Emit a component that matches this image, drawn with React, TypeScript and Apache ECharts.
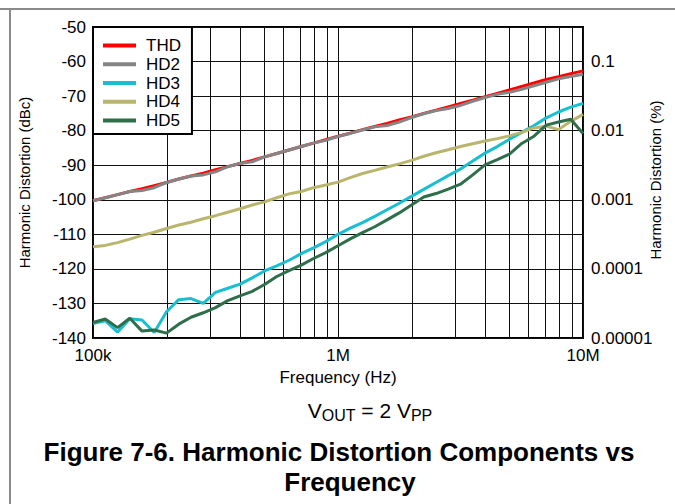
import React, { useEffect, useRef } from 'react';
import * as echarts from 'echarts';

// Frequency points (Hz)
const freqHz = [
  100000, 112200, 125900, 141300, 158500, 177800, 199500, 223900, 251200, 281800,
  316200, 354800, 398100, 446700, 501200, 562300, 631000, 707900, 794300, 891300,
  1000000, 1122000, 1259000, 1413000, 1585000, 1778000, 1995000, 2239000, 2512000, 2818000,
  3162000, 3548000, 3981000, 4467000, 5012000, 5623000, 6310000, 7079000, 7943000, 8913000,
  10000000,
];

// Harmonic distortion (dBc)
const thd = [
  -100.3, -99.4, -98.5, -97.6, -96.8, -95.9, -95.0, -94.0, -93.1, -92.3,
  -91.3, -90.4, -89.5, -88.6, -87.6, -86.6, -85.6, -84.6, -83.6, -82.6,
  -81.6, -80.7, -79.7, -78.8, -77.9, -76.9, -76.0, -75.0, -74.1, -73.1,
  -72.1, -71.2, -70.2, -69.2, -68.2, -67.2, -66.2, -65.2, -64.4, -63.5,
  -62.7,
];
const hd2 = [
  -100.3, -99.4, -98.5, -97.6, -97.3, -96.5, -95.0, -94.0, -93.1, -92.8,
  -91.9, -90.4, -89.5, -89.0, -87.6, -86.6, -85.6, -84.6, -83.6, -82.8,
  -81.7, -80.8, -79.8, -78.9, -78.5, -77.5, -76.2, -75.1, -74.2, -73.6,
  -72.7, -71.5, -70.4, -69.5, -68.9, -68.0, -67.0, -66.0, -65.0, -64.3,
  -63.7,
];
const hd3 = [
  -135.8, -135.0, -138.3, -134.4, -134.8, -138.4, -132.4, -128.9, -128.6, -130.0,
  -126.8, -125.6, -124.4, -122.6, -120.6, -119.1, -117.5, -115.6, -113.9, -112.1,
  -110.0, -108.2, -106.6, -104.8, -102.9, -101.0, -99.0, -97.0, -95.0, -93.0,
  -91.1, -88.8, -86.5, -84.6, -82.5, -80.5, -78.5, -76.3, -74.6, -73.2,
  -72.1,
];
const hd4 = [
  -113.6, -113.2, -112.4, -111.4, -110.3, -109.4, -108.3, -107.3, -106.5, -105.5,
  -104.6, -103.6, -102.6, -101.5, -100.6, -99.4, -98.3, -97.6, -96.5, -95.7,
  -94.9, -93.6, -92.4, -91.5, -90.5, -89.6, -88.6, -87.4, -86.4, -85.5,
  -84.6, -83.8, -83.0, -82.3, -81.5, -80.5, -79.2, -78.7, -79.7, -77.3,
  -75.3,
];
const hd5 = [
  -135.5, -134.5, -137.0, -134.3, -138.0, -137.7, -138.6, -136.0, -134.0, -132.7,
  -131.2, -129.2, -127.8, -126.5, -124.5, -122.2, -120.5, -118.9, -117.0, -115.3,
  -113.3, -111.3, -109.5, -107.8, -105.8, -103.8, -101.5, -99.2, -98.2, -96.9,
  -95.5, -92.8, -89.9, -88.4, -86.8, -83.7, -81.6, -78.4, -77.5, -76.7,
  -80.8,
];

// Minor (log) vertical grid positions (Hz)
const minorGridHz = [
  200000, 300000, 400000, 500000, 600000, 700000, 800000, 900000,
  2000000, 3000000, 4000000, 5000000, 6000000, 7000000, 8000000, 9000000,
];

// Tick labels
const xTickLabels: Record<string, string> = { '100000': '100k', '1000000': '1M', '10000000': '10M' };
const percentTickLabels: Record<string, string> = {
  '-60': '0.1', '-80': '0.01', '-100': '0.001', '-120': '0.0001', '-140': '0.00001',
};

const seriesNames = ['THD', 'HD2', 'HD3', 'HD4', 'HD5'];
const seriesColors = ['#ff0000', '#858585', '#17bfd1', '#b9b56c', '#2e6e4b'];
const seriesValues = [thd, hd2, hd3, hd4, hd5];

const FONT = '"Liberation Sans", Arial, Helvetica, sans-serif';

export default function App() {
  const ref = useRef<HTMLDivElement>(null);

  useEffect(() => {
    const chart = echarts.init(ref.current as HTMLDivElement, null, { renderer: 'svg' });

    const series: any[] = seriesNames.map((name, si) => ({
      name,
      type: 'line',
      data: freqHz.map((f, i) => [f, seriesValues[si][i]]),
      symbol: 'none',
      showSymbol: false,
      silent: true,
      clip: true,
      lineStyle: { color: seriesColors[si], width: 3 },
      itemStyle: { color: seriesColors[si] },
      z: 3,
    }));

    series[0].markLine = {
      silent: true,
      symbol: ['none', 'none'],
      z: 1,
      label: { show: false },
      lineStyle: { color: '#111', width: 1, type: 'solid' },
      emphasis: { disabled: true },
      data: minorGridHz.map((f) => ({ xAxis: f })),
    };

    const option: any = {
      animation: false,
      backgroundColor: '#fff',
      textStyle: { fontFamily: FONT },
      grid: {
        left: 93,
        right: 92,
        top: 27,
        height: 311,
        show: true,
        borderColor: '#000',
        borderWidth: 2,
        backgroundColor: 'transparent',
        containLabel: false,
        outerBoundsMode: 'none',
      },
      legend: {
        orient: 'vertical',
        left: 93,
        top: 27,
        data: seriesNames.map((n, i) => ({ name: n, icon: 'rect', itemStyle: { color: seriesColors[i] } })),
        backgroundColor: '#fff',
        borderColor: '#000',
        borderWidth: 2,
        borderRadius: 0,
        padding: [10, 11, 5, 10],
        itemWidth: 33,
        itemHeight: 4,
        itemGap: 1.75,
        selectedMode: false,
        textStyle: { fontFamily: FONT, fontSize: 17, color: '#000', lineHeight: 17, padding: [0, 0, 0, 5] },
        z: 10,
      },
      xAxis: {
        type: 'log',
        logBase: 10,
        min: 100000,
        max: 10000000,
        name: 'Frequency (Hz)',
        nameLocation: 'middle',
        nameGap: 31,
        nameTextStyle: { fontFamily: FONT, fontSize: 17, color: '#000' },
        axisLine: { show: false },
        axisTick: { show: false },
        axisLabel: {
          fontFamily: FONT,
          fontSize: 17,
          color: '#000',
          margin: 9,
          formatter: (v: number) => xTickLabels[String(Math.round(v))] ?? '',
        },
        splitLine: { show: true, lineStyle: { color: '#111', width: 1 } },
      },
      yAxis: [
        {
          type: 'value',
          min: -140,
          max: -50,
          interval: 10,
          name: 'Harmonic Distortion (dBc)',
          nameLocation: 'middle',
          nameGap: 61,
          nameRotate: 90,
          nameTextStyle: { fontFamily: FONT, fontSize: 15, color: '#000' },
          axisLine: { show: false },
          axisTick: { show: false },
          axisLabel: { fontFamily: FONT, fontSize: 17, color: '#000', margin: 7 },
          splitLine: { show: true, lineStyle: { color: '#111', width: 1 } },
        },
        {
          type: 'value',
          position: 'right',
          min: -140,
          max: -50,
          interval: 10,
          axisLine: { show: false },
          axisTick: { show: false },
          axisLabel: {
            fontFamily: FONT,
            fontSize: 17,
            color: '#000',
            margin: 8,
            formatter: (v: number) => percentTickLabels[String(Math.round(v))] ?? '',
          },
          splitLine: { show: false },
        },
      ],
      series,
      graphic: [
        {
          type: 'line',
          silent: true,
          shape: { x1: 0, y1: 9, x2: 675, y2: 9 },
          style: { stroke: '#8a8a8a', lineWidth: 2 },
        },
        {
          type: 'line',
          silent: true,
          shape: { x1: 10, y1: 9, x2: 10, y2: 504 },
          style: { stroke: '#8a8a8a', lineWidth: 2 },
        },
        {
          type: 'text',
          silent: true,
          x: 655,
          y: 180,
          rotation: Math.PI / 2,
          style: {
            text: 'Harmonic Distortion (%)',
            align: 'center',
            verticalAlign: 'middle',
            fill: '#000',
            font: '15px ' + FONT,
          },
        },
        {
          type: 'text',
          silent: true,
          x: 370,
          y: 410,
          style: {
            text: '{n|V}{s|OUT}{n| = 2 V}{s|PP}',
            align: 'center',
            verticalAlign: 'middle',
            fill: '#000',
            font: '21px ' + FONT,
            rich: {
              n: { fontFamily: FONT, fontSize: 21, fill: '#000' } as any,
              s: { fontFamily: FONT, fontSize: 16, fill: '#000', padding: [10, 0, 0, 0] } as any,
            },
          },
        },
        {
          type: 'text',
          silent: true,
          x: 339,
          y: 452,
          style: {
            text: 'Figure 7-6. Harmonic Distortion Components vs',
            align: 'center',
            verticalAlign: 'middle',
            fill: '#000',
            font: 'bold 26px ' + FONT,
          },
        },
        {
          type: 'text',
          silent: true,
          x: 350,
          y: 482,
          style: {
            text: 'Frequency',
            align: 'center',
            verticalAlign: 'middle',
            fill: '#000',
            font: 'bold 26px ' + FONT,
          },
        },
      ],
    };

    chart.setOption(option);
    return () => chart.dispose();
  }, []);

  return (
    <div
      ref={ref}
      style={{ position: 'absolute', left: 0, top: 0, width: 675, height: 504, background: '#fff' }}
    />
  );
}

Aim: What is the number of lines in this material that hold the string "React"? Answer with that number only.

Written reply: 2